Difficoltà per accedere alla piattaforma
La stessa architettura informatica della piattaforma sembra zoppicare, se dai Comuni piovono segnalazioni di «persistenti difficoltà di mero accesso a Regis (funzionalità delle credenziali) e di navigazione e inserimento dati», che «costituiscono un grave ostacolo all’intero circuito di attuazione del Pnrr», mentre «le ripetute modifiche delle pagine di compilazione dei dati disorientano gli operatori qualificati» ed «emergono errori che bloccano l’attività».

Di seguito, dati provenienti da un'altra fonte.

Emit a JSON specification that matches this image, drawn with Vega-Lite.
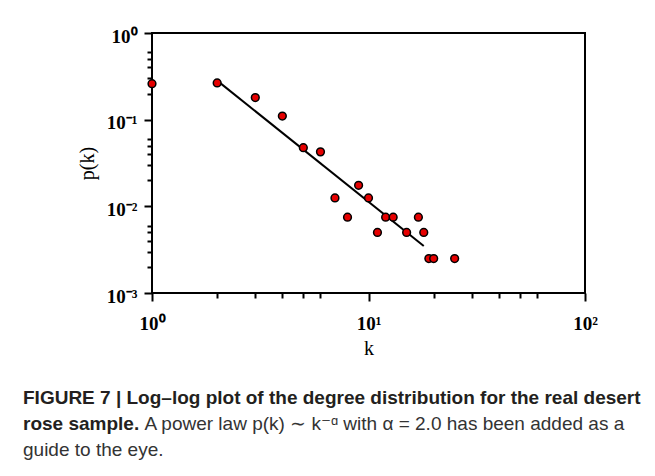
{
  "$schema": "https://vega.github.io/schema/vega-lite/v6.json",
  "width": 433,
  "height": 260,
  "autosize": {"type": "none"},
  "padding": {"left": 152, "top": 33, "right": 70, "bottom": 183},
  "background": "white",
  "config": {
    "view": {"stroke": "black", "strokeWidth": 2},
    "axis": {
      "grid": false,
      "domain": false,
      "tickColor": "black",
      "tickWidth": 2,
      "labelColor": "black",
      "labelFont": "Liberation Serif",
      "labelFontWeight": "bold",
      "labelFontSize": 19,
      "labelOverlap": false,
      "labelFlush": false,
      "labelBound": false,
      "titleFont": "Liberation Serif",
      "titleFontWeight": "normal",
      "titleFontSize": 20,
      "titleColor": "black"
    }
  },
  "title": {
    "text": ["FIGURE 7 | Log–log plot of the degree distribution for the real desert", "rose sample."],
    "subtitle": ["\u200b\u00a0\u00a0\u00a0\u00a0\u00a0\u00a0\u00a0\u00a0\u00a0\u00a0\u00a0\u00a0\u00a0\u00a0\u00a0\u00a0\u00a0\u00a0\u00a0\u00a0\u00a0\u00a0\u00a0A power law p(k) ∼ k⁻ᵅ with α = 2.0 has been added as a", "guide to the eye."],
    "orient": "bottom",
    "anchor": "start",
    "frame": "group",
    "dx": -129,
    "offset": 31,
    "font": "Liberation Sans",
    "fontSize": 19,
    "fontWeight": "bold",
    "color": "#231f20",
    "lineHeight": 26,
    "subtitleFont": "Liberation Sans",
    "subtitleFontSize": 19,
    "subtitleColor": "#333333",
    "subtitleLineHeight": 26,
    "subtitlePadding": -19
  },
  "datasets": {
    "points": [
      {"k": 1, "p": 0.26},
      {"k": 2, "p": 0.265},
      {"k": 3, "p": 0.18},
      {"k": 4, "p": 0.11},
      {"k": 5, "p": 0.0475},
      {"k": 6, "p": 0.0425},
      {"k": 7, "p": 0.0125},
      {"k": 8, "p": 0.0075},
      {"k": 9, "p": 0.0175},
      {"k": 10, "p": 0.0125},
      {"k": 11, "p": 0.005},
      {"k": 12, "p": 0.0075},
      {"k": 13, "p": 0.0075},
      {"k": 15, "p": 0.005},
      {"k": 17, "p": 0.0075},
      {"k": 18, "p": 0.005},
      {"k": 19, "p": 0.0025},
      {"k": 20, "p": 0.0025},
      {"k": 25, "p": 0.0025}
    ],
    "fit": [
      {"k": 2, "p": 0.282},
      {"k": 18, "p": 0.00348}
    ]
  },
  "encoding": {
    "x": {
      "field": "k",
      "type": "quantitative",
      "scale": {"type": "log", "domain": [1, 100], "nice": false},
      "axis": {
        "title": "k",
        "values": [1, 2, 3, 4, 5, 6, 10, 20, 30, 40, 50, 60, 100],
        "tickSize": {"expr": "abs(log(datum.value)/LN10 - round(log(datum.value)/LN10)) < 1e-6 ? 8 : 5"},
        "labelExpr": "abs(log(datum.value)/LN10 - round(log(datum.value)/LN10)) < 1e-6 ? '10' + replace(replace(replace(replace(replace(toString(round(log(datum.value)/LN10)), '-', '⁻'), '0', '⁰'), '1', '¹'), '2', '²'), '3', '³') : ''",
        "labelPadding": 13,
        "titlePadding": 5
      }
    },
    "y": {
      "field": "p",
      "type": "quantitative",
      "scale": {"type": "log", "domain": [0.001, 1], "nice": false},
      "axis": {
        "title": "p(k)",
        "values": [0.001, 0.002, 0.003, 0.004, 0.005, 0.006, 0.01, 0.02, 0.03, 0.04, 0.05, 0.06, 0.1, 0.2, 0.3, 0.4, 0.5, 0.6, 1],
        "tickSize": {"expr": "abs(log(datum.value)/LN10 - round(log(datum.value)/LN10)) < 1e-6 ? 8 : 5"},
        "labelExpr": "abs(log(datum.value)/LN10 - round(log(datum.value)/LN10)) < 1e-6 ? '10' + replace(replace(replace(replace(replace(toString(round(log(datum.value)/LN10)), '-', '⁻'), '0', '⁰'), '1', '¹'), '2', '²'), '3', '³') : ''",
        "labelPadding": 7,
        "labelOffset": 3,
        "titlePadding": 9
      }
    }
  },
  "layer": [
    {
      "data": {"name": "fit"},
      "mark": {"type": "line", "color": "black", "strokeWidth": 2}
    },
    {
      "data": {"name": "points"},
      "mark": {"type": "point", "filled": true, "fill": "#e60000", "stroke": "black", "strokeWidth": 1.5, "size": 60, "opacity": 1, "clip": false}
    }
  ]
}
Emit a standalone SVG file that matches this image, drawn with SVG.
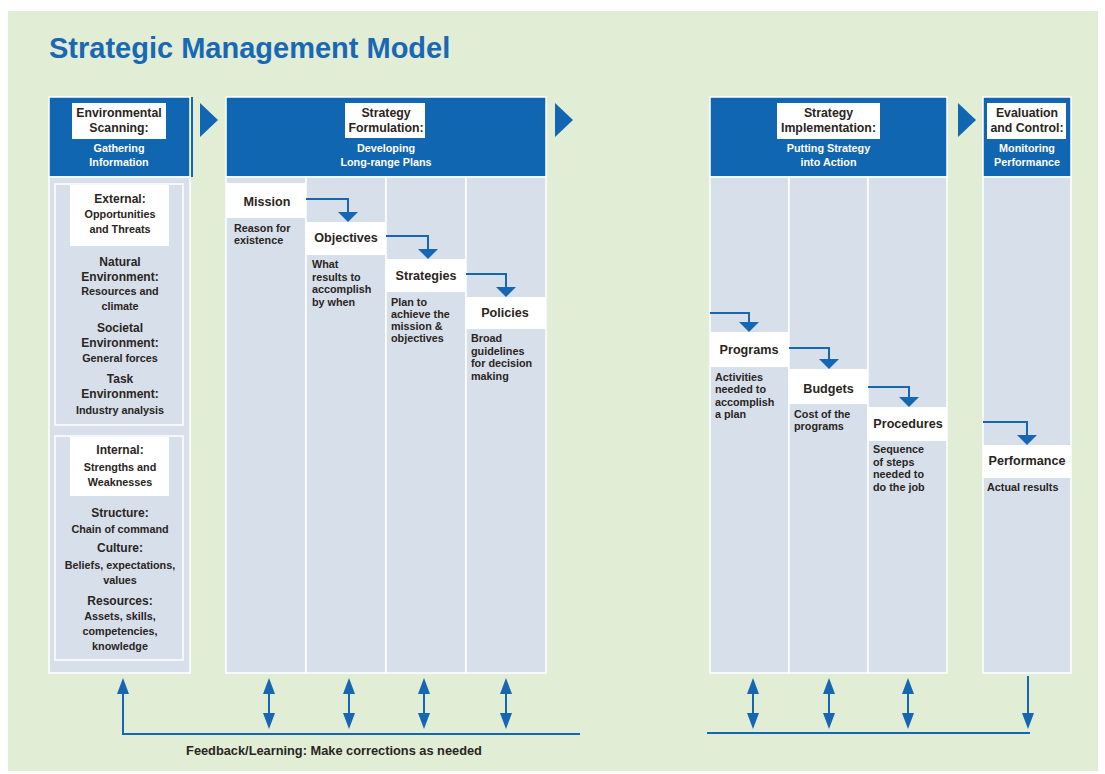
<svg xmlns="http://www.w3.org/2000/svg" width="1105" height="774" viewBox="0 0 1105 774">
<defs>
<style>
.bg{fill:#e1edd4}
.hdr{fill:#1166b1;stroke:#fff;stroke-width:1.5}
.col{fill:#d7dfeb;stroke:#fff;stroke-width:1.5}
.wb{fill:#fff}
text{font-family:"Liberation Sans",Arial,sans-serif;font-weight:bold;fill:#2a2522}
.title{font-size:29px;fill:#1868b4}
.ht{font-size:12.3px;text-anchor:middle}
.hs{font-size:10.8px;text-anchor:middle;fill:#fff}
.h2{font-size:12px;text-anchor:middle}
.s2{font-size:10.8px;text-anchor:middle}
.nl{font-size:12.6px;text-anchor:middle}
.ds{font-size:10.8px}
.fb{font-size:12.8px;text-anchor:middle}
.conn{stroke:#1566b3;stroke-width:2;fill:none}
.tri{fill:#1166b1}
</style>
<marker id="big" markerUnits="userSpaceOnUse" markerWidth="10" markerHeight="20" viewBox="0 0 10 20" refX="0" refY="10" orient="auto">
<path d="M0,0 L10,10 L0,20 Z" fill="#1566b3"/>
</marker>
<marker id="sm" markerUnits="userSpaceOnUse" markerWidth="16" markerHeight="12" viewBox="0 0 16 12" refX="0" refY="6" orient="auto-start-reverse">
<path d="M0,0 L16,6 L0,12 Z" fill="#1566b3"/>
</marker>
</defs>
<rect x="0" y="0" width="1105" height="774" fill="#fff"/>
<rect class="bg" x="8" y="11" width="1090" height="760"/>
<text class="title" x="49" y="58">Strategic Management Model</text>

<g id="environmental-scanning">
<rect class="hdr" x="49" y="97" width="141" height="80"/>
<line x1="192" y1="97" x2="192" y2="177" stroke="#1166b1" stroke-width="2"/>
<rect class="wb" x="72" y="103" width="94" height="36"/>
<text class="ht" x="119" y="117">Environmental</text>
<text class="ht" x="119" y="132">Scanning:</text>
<text class="hs" x="119" y="152">Gathering</text>
<text class="hs" x="119" y="166">Information</text>
<rect class="col" x="49" y="177" width="141" height="496"/>
</g>

<g id="external">
<rect class="col" x="55" y="184" width="128" height="241"/>
<rect class="wb" x="70" y="185" width="99" height="61"/>
<text class="h2" x="120" y="203">External:</text>
<text class="s2" x="120" y="218">Opportunities</text>
<text class="s2" x="120" y="233">and Threats</text>
<text class="h2" x="120" y="266">Natural</text>
<text class="h2" x="120" y="281">Environment:</text>
<text class="s2" x="120" y="295">Resources and</text>
<text class="s2" x="120" y="310">climate</text>
<text class="h2" x="120" y="332">Societal</text>
<text class="h2" x="120" y="347">Environment:</text>
<text class="s2" x="120" y="362">General forces</text>
<text class="h2" x="120" y="383">Task</text>
<text class="h2" x="120" y="398">Environment:</text>
<text class="s2" x="120" y="414">Industry analysis</text>
</g>

<g id="internal">
<rect class="col" x="55" y="436" width="128" height="224"/>
<rect class="wb" x="70" y="437" width="99" height="59"/>
<text class="h2" x="120" y="454">Internal:</text>
<text class="s2" x="120" y="471">Strengths and</text>
<text class="s2" x="120" y="486">Weaknesses</text>
<text class="h2" x="120" y="517">Structure:</text>
<text class="s2" x="120" y="533">Chain of command</text>
<text class="h2" x="120" y="552">Culture:</text>
<text class="s2" x="120" y="569">Beliefs, expectations,</text>
<text class="s2" x="120" y="584">values</text>
<text class="h2" x="120" y="605">Resources:</text>
<text class="s2" x="120" y="620">Assets, skills,</text>
<text class="s2" x="120" y="635">competencies,</text>
<text class="s2" x="120" y="650">knowledge</text>
</g>

<polygon class="tri" points="200,103 218,120 200,137"/>

<g id="strategy-formulation">
<rect class="hdr" x="226" y="97" width="320" height="80"/>
<rect class="wb" x="345" y="103" width="80" height="35"/>
<text class="ht" x="386" y="117">Strategy</text>
<text class="ht" x="386" y="132">Formulation:</text>
<text class="hs" x="386" y="152">Developing</text>
<text class="hs" x="386" y="166">Long-range Plans</text>
<rect class="col" x="226" y="177" width="80" height="496"/>
<rect class="col" x="306" y="177" width="80" height="496"/>
<rect class="col" x="386" y="177" width="80" height="496"/>
<rect class="col" x="466" y="177" width="80" height="496"/>
</g>

<g id="mission">
<rect class="wb" x="226" y="183" width="80" height="35"/>
<text class="nl" x="267" y="205.5">Mission</text>
<text class="ds" x="234" y="232">Reason for</text>
<text class="ds" x="234" y="244">existence</text>
</g>
<g id="objectives">
<rect class="wb" x="306" y="222" width="80" height="33"/>
<text class="nl" x="346" y="241.5">Objectives</text>
<text class="ds" x="312" y="268">What</text>
<text class="ds" x="312" y="280.5">results to</text>
<text class="ds" x="312" y="293">accomplish</text>
<text class="ds" x="312" y="305.5">by when</text>
</g>
<g id="strategies">
<rect class="wb" x="386" y="259" width="80" height="33"/>
<text class="nl" x="426" y="279.5">Strategies</text>
<text class="ds" x="391" y="306">Plan to</text>
<text class="ds" x="391" y="318">achieve the</text>
<text class="ds" x="391" y="330">mission &amp;</text>
<text class="ds" x="391" y="342">objectives</text>
</g>
<g id="policies">
<rect class="wb" x="466" y="297" width="80" height="32"/>
<text class="nl" x="505" y="316.5">Policies</text>
<text class="ds" x="471" y="342">Broad</text>
<text class="ds" x="471" y="354.5">guidelines</text>
<text class="ds" x="471" y="367">for decision</text>
<text class="ds" x="471" y="379.5">making</text>
</g>

<polygon class="tri" points="555,103 573,120 555,137"/>

<g id="strategy-implementation">
<rect class="hdr" x="710" y="97" width="237" height="80"/>
<rect class="wb" x="777" y="103" width="103" height="36"/>
<text class="ht" x="828.5" y="117">Strategy</text>
<text class="ht" x="828.5" y="132">Implementation:</text>
<text class="hs" x="828.5" y="152">Putting Strategy</text>
<text class="hs" x="828.5" y="166">into Action</text>
<rect class="col" x="710" y="177" width="79" height="496"/>
<rect class="col" x="789" y="177" width="79" height="496"/>
<rect class="col" x="868" y="177" width="79" height="496"/>
</g>

<g id="programs">
<rect class="wb" x="710" y="332" width="79" height="35"/>
<text class="nl" x="749" y="353.5">Programs</text>
<text class="ds" x="715" y="381">Activities</text>
<text class="ds" x="715" y="393">needed to</text>
<text class="ds" x="715" y="405.5">accomplish</text>
<text class="ds" x="715" y="418">a plan</text>
</g>
<g id="budgets">
<rect class="wb" x="789" y="369" width="79" height="35"/>
<text class="nl" x="828.5" y="392.5">Budgets</text>
<text class="ds" x="794" y="418">Cost of the</text>
<text class="ds" x="794" y="430">programs</text>
</g>
<g id="procedures">
<rect class="wb" x="868" y="407" width="79" height="34"/>
<text class="nl" x="908" y="427.5">Procedures</text>
<text class="ds" x="873" y="453">Sequence</text>
<text class="ds" x="873" y="465.5">of steps</text>
<text class="ds" x="873" y="478">needed to</text>
<text class="ds" x="873" y="490.5">do the job</text>
</g>

<polygon class="tri" points="958,103 976,120 958,137"/>

<g id="evaluation-control">
<rect class="hdr" x="983" y="97" width="88" height="80"/>
<rect class="wb" x="987" y="103" width="79" height="36"/>
<text class="ht" x="1027" y="117">Evaluation</text>
<text class="ht" x="1027" y="132">and Control:</text>
<text class="hs" x="1027" y="152">Monitoring</text>
<text class="hs" x="1027" y="166">Performance</text>
<rect class="col" x="983" y="177" width="88" height="496"/>
</g>
<g id="performance">
<rect class="wb" x="983" y="445" width="88" height="33"/>
<text class="nl" x="1027" y="464.5">Performance</text>
<text class="ds" x="987" y="491">Actual results</text>
</g>

<g id="connectors">
<path class="conn" d="M306,199 H348 V212" marker-end="url(#big)"/>
<path class="conn" d="M386,236 H428 V249" marker-end="url(#big)"/>
<path class="conn" d="M466,274 H506 V287" marker-end="url(#big)"/>
<path class="conn" d="M710,313 H749 V322" marker-end="url(#big)"/>
<path class="conn" d="M789,348 H829 V359" marker-end="url(#big)"/>
<path class="conn" d="M868,387 H909 V397" marker-end="url(#big)"/>
<path class="conn" d="M983,422 H1027 V435" marker-end="url(#big)"/>
<path class="conn" d="M580,734 H123 V694" marker-end="url(#sm)"/>
<path class="conn" d="M269,694 V713" marker-start="url(#sm)" marker-end="url(#sm)"/>
<path class="conn" d="M349,694 V713" marker-start="url(#sm)" marker-end="url(#sm)"/>
<path class="conn" d="M424,694 V713" marker-start="url(#sm)" marker-end="url(#sm)"/>
<path class="conn" d="M506,694 V713" marker-start="url(#sm)" marker-end="url(#sm)"/>
<path class="conn" d="M707,733 H1030"/>
<path class="conn" d="M753,694 V713" marker-start="url(#sm)" marker-end="url(#sm)"/>
<path class="conn" d="M829,694 V713" marker-start="url(#sm)" marker-end="url(#sm)"/>
<path class="conn" d="M908,694 V713" marker-start="url(#sm)" marker-end="url(#sm)"/>
<path class="conn" d="M1028,676 V713" marker-end="url(#sm)"/>
</g>
<text class="fb" x="334" y="755">Feedback/Learning: Make corrections as needed</text>
</svg>
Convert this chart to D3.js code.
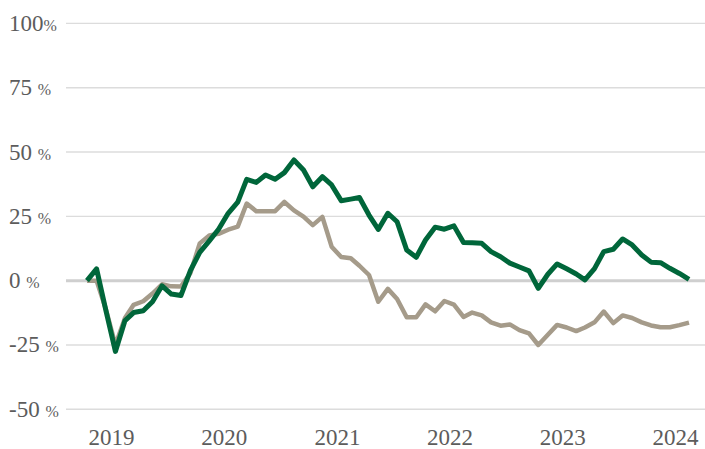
<!DOCTYPE html>
<html>
<head>
<meta charset="utf-8">
<script src="https://cdn.jsdelivr.net/npm/d3@7/dist/d3.min.js"></script>
<style>
  body { margin: 0; background: #fff; }
  svg { display: block; }
</style>
</head>
<body>
<svg id="chart"></svg>
<script>
// monthly points, first one is the base month
const startMonth = "2018-10-15"

// green series (%)
const greenValues = [
  0, 4.6, -11.5, -27.5, -15.5, -12.4, -11.7, -8.2, -2.0, -5.2, -5.8, 4.0,
  11.0, 15.5, 20.0, 26.2, 30.5, 39.4, 38.2, 41.1, 39.4, 42.0, 46.9, 43.0,
  36.5, 40.4, 37.2, 31.1, 31.7, 32.3, 25.5, 19.9, 26.2, 22.9, 11.9, 9.1,
  15.8, 20.8, 20.0, 21.3, 14.8, 14.7, 14.5, 11.3, 9.3, 6.8, 5.3, 3.8,
  -3.0, 2.5, 6.5, 4.6, 2.6, 0.3, 4.7, 11.3, 12.2, 16.2, 13.9, 10.0,
  7.2, 7.0, 4.8, 2.8, 0.5
]

// beige series (%)
const tanValues = [
  0, 0, -11, -25, -14.5, -9.4, -8.0, -5.0, -1.4, -2.2, -2.3, 3.0,
  14.5, 17.6, 18.2, 19.8, 21.0, 30.0, 27.0, 27.0, 27.0, 30.6, 27.3, 24.9,
  21.6, 24.8, 13.2, 9.2, 8.7, 5.8, 2.2, -8.2, -3.2, -7.1, -14.2, -14.2,
  -9.2, -11.9, -7.9, -9.3, -14.1, -12.4, -13.5, -16.2, -17.5, -17.0, -19.2, -20.5,
  -25.0, -21.0, -17.2, -18.2, -19.6, -18.2, -16.2, -12.0, -16.5, -13.5, -14.5, -16.2,
  -17.4, -18.1, -18.1, -17.3, -16.3
]

const yTicks = [100, 75, 50, 25, 0, -25, -50]
const yLabels = ["100%", "75 %", "50 %", "25 %", "0 %", "-25 %", "-50 %"]
const yearTicks = [2019, 2020, 2021, 2022, 2023, 2024]

let svgWidth = 705
let svgHeight = 449
let gridLeft = 66

const svg = d3.select("#chart")
  .attr("width", svgWidth)
  .attr("height", svgHeight)

const parseDate = d3.timeParse("%Y-%m-%d")
const dates = greenValues.map((d, i) => d3.timeMonth.offset(parseDate(startMonth), i))

const green = greenValues.map((v, i) => ({ date: dates[i], value: v }))
const tan = tanValues.map((v, i) => ({ date: dates[i], value: v }))

// scales
let xScale = d3.scaleTime()
  .domain([dates[0], dates[dates.length - 1]])
  .range([87, 689])

let yScale = d3.scaleLinear()
  .domain([-50, 100])
  .range([409.3, 23.4])

// grid lines
svg.append("g")
  .selectAll("line")
  .data(yTicks)
  .join("line")
  .attr("x1", gridLeft)
  .attr("x2", svgWidth)
  .attr("y1", d => yScale(d))
  .attr("y2", d => yScale(d))
  .attr("stroke", d => d === 0 ? "#cfcfcf" : "#dcdcdc")
  .attr("stroke-width", d => d === 0 ? 3 : 1.4)

// y labels
const yText = svg.append("g")
  .selectAll("text")
  .data(yTicks)
  .join("text")
  .attr("x", 9)
  .attr("y", d => yScale(d) + 7.5)
  .attr("fill", "#5c5c5c")
  .style("font-family", "'Liberation Serif', 'Times New Roman', serif")

yText.append("tspan")
  .style("font-size", "23px")
  .text((d, i) => yLabels[i].replace("%", ""))

yText.append("tspan")
  .style("font-size", "16px")
  .text("%")

// x axis
const xAxis = svg.append("g")
  .attr("transform", `translate(0, ${yScale(-50)})`)
  .call(d3.axisBottom(xScale)
    .tickValues(yearTicks.map(y => new Date(y, 0, 1)))
    .tickFormat(d3.timeFormat("%Y"))
    .tickSize(0)
    .tickPadding(19))

xAxis.select(".domain").remove()
xAxis.selectAll("text")
  .attr("fill", "#5c5c5c")
  .style("font-family", "'Liberation Serif', 'Times New Roman', serif")
  .style("font-size", "23px")

// lines
const line = d3.line()
  .x(d => xScale(d.date))
  .y(d => yScale(d.value))

svg.append("path")
  .datum(tan)
  .attr("d", line)
  .attr("fill", "none")
  .attr("stroke", "#a59b8a")
  .attr("stroke-width", 4.5)
  .attr("stroke-linejoin", "round")

svg.append("path")
  .datum(green)
  .attr("d", line)
  .attr("fill", "none")
  .attr("stroke", "#00663a")
  .attr("stroke-width", 5)
  .attr("stroke-linejoin", "round")
</script>
</body>
</html>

Ma non basterebbe una società di software a spianare la strada all’attuazione del Piano. Perché i sindaci, già alle prese con il rischio di buchi di liquidità dal momento che gli anticipi dal Mef agli attuatori arrivano al 10% del valore dell’opera mentre le imprese in base al Codice appalti possono chiedere agli enti committenti fino al 30%, sottolineano il «mancato rispetto dei tempi per i pagamenti ai soggetti attuatori fin dalle anticipazioni iniziali», che in base alla circolare 29/2022 della Rgs sarebbero dovuti arrivare al massimo in sette giorni dall’inserimento dei dati nel Regis. Va ancora peggio al piano delle «piccole opere», inserite ex post nel Pnrr ma già realizzate per circa 1,5 miliardi fra 2020 e 2021, che per il suo calendario particolare manda in fuorigioco un sistema troppo rigido.
La richiesta
Per cambiare passo, i sindaci chiedono al governo di dare 15 giorni di tempo ai ministeri per completare l’inserimento in Regis dei dati sui progetti degli attuatori, e 30 giorni per pubblicare su Italia Domani i manuali operativi e al Mef per attuare le norme sull’accesso, anche diretto, degli attuatori alle anticipazioni dei fondi: esattamente il contenuto dell’emendamento che mercoledì non è riuscito a farsi largo in Senato fra i correttivi al decreto Pnrr-3.